Entrepreneurship is another piece of the puzzle. Patil’s first flippant answer to
“what kind of person are you looking for when you hire a data scientist?” was
“someone you would start a company with.” That’s an important insight:
we’re entering the era of products that are built on data. We don’t yet know
what those products are, but we do know that the winners will be the people,
and the companies, that find those products. Hilary Mason came to the same
conclusion. Her job as scientist at bit.ly is really to investigate the data that
bit.ly is generating, and find out how to build interesting products from it. No
one in the nascent data industry is trying to build the 2012 Nissan Stanza or
Office 2015; they’re all trying to find new products. In addition to being phys-
icists, mathematicians, programmers, and artists, they’re entrepreneurs.

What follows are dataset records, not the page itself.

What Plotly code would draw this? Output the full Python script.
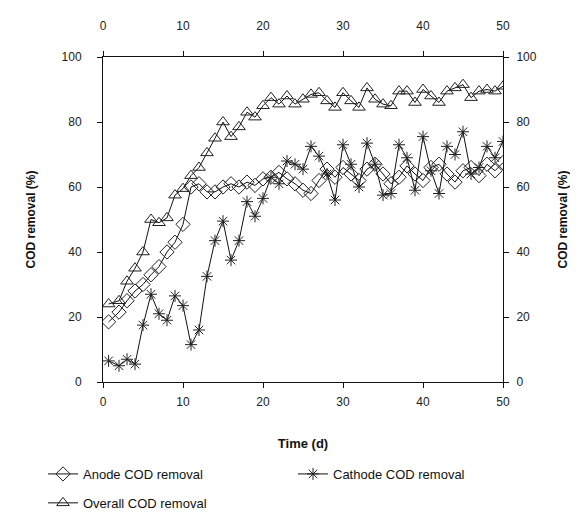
import plotly.graph_objects as go

days = [0.7] + list(range(2, 51))

anode = [18.5, 21.5, 25, 28, 30, 33, 35.5, 40, 43, 48.5,
         60, 61, 58.5, 58.5, 60, 61, 60, 61.5, 60.5, 62.5,
         63, 64.5, 62.5, 61, 59, 58, 62, 65.5, 63, 66,
         64, 62, 65.5, 67, 64, 61, 63, 66.5, 64, 62,
         66, 67, 64, 61.5, 65, 66, 63.5, 67, 65, 67.5]

cathode = [6.5, 5, 7, 5.5, 17.5, 27, 21, 19, 26.5, 23.5,
           11.5, 16, 32.5, 43.5, 49.5, 37.5, 43.5, 55.5, 51, 56.5,
           63, 61, 68, 67, 65.5, 72.5, 69.5, 64, 56, 73,
           67, 60, 73.5, 67, 57.5, 58, 73, 69, 59, 75.5,
           65, 58, 72.5, 70, 77, 64, 66, 72.5, 69, 74]

overall = [24, 25, 31, 35, 40, 50, 49, 50.5, 57.5, 59.5,
           63.5, 66, 70.5, 75, 80, 75.5, 78.5, 83, 81.5, 85,
           87.5, 85.5, 88, 85.5, 87, 88.5, 89, 86.5, 84.5, 89,
           86.5, 84.5, 90.5, 87, 85.5, 85, 89.5, 89.5, 86, 90,
           88, 86, 89.5, 90.5, 91.5, 87.5, 89.5, 90, 89.5, 91]

x_ticks = [0, 10, 20, 30, 40, 50]
y_ticks = [0, 20, 40, 60, 80, 100]

FONT = "Liberation Sans, Arial, sans-serif"
mk = dict(color="rgba(0,0,0,0)", size=11, line=dict(color="#222", width=1))

fig = go.Figure()
fig.add_trace(go.Scatter(x=days, y=anode, mode="lines+markers", name="Anode COD removal",
                         line=dict(color="#111", width=1), legend="legend",
                         marker=dict(symbol="diamond", **mk)))
fig.add_trace(go.Scatter(x=days, y=cathode, mode="lines+markers", name="Cathode COD removal",
                         line=dict(color="#111", width=1), legend="legend2",
                         marker=dict(symbol="asterisk-open", size=10, color="#222",
                                     line=dict(color="#222", width=1))))
fig.add_trace(go.Scatter(x=days, y=overall, mode="lines+markers", name="Overall COD removal",
                         line=dict(color="#111", width=1), legend="legend3",
                         marker=dict(symbol="triangle-up", **mk)))

axcommon = dict(showline=True, linecolor="#111", linewidth=1, ticks="outside",
                ticklen=5, tickcolor="#111", showgrid=False, zeroline=False,
                automargin=False,
                tickfont=dict(family=FONT, size=12, color="#222"))

legfont = dict(family=FONT, size=13, color="#111")
legcommon = dict(orientation="h", xanchor="left", yanchor="middle", itemwidth=30,
                 font=legfont, bgcolor="rgba(0,0,0,0)")
fig.update_layout(
    width=578, height=524,
    margin=dict(l=95, r=83, t=49, b=150),
    paper_bgcolor="white", plot_bgcolor="white",
    font=dict(family=FONT, size=12, color="#111"),
    showlegend=True,
    legend=dict(x=-0.15, y=-0.283, **legcommon),
    legend2=dict(x=0.475, y=-0.283, **legcommon),
    legend3=dict(x=-0.15, y=-0.372, **legcommon),
    xaxis=dict(range=[0, 50], tickvals=x_ticks, ticktext=[str(v) for v in x_ticks],
               title=dict(text="<b>Time (d)</b>", standoff=30,
                          font=dict(family=FONT, size=13)),
               ticklabelstandoff=4, **axcommon),
    xaxis2=dict(range=[0, 50], tickvals=x_ticks, ticktext=[str(v) for v in x_ticks],
                overlaying="x", side="top", anchor="y", ticklabelstandoff=16, **axcommon),
    yaxis=dict(range=[0, 100], tickvals=y_ticks, ticktext=[str(v) for v in y_ticks],
               title=dict(text="<b>COD removal (%)</b>", standoff=23,
                          font=dict(family=FONT, size=12)),
               ticklabelstandoff=13, **axcommon),
    yaxis2=dict(range=[0, 100], tickvals=y_ticks, ticktext=[str(v) for v in y_ticks],
                overlaying="y", side="right", anchor="x",
                title=dict(text="<b>COD removal (%)</b>", standoff=22,
                           font=dict(family=FONT, size=12)),
                ticklabelstandoff=5, **axcommon),
)
# invisible trace to activate secondary axes
fig.add_trace(go.Scatter(x=[None], y=[None], xaxis="x2", yaxis="y2", showlegend=False,
                         hoverinfo="skip"))

fig.write_html("out.html")
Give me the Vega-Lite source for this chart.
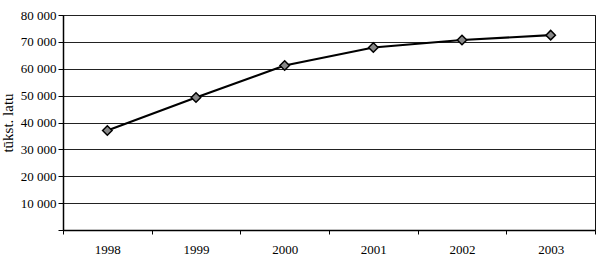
{
  "$schema": "https://vega.github.io/schema/vega-lite/v6.json",
  "width": 532,
  "height": 215,
  "autosize": {"type": "none"},
  "padding": {"left": 63, "top": 15, "right": 5, "bottom": 29},
  "background": "white",
  "config": {
    "font": "Liberation Serif",
    "view": {"stroke": "#111", "strokeWidth": 1},
    "axis": {"labelFont": "Liberation Serif", "titleFont": "Liberation Serif", "labelColor": "#000", "titleColor": "#000", "domainColor": "#000", "tickColor": "#000"}
  },
  "data": {
    "values": [
      {"year": "1998", "value": 37000},
      {"year": "1999", "value": 49300},
      {"year": "2000", "value": 61200},
      {"year": "2001", "value": 67900},
      {"year": "2002", "value": 70700},
      {"year": "2003", "value": 72500}
    ]
  },
  "encoding": {
    "x": {"field": "year", "type": "ordinal", "scale": {"type": "band", "paddingInner": 0, "paddingOuter": 0},
      "axis": {"title": null, "tickBand": "extent", "labelAngle": 0, "labelFontSize": 13, "labelPadding": 9, "tickSize": 4, "domainWidth": 1.5, "grid": false}},
    "y": {"field": "value", "type": "quantitative", "scale": {"domain": [0, 80000], "nice": false},
      "axis": {"title": "tūkst. latu", "titleFontSize": 15, "titleFontWeight": "normal", "titlePadding": 5, "values": [0, 10000, 20000, 30000, 40000, 50000, 60000, 70000, 80000],
        "labelOverlap": false,
        "labelExpr": "datum.value == 0 ? '' : replace(format(datum.value, ','), ',', ' ')", "labelFontSize": 13, "labelPadding": 2, "tickSize": 5, "domainWidth": 1.5,
        "grid": true, "gridColor": "#222", "gridWidth": 1, "gridOpacity": 1}}
  },
  "layer": [
    {
      "mark": {"type": "line", "color": "#000", "strokeWidth": 2.2}
    },
    {
      "mark": {"type": "point", "shape": "diamond", "filled": true, "fill": "#888", "stroke": "#000", "strokeWidth": 1.5, "size": 90, "opacity": 1}
    }
  ]
}
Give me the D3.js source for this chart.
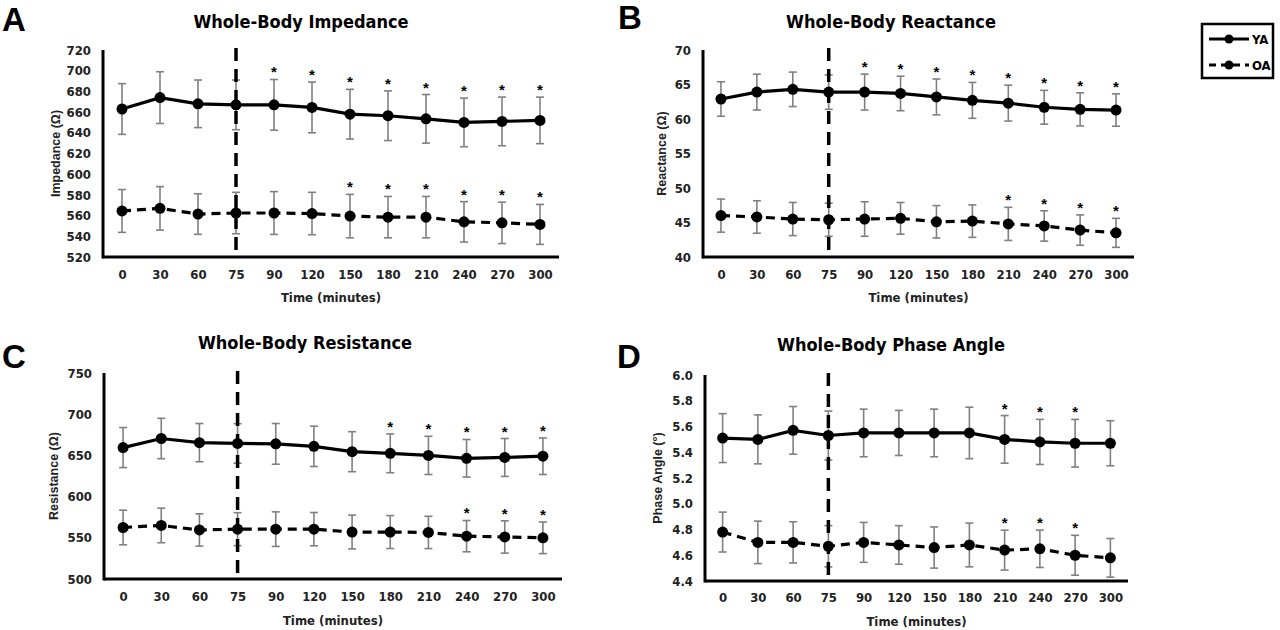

Data scientists combine entrepreneurship with patience, the willingness to
build data products incrementally, the ability to explore, and the ability to
iterate over a solution. They are inherently interdiscplinary. They can tackle
all aspects of a problem, from initial data collection and data conditioning to
drawing conclusions. They can think outside the box to come up with new
ways to view the problem, or to work with very broadly defined problems:
“here’s a lot of data, what can you make from it?”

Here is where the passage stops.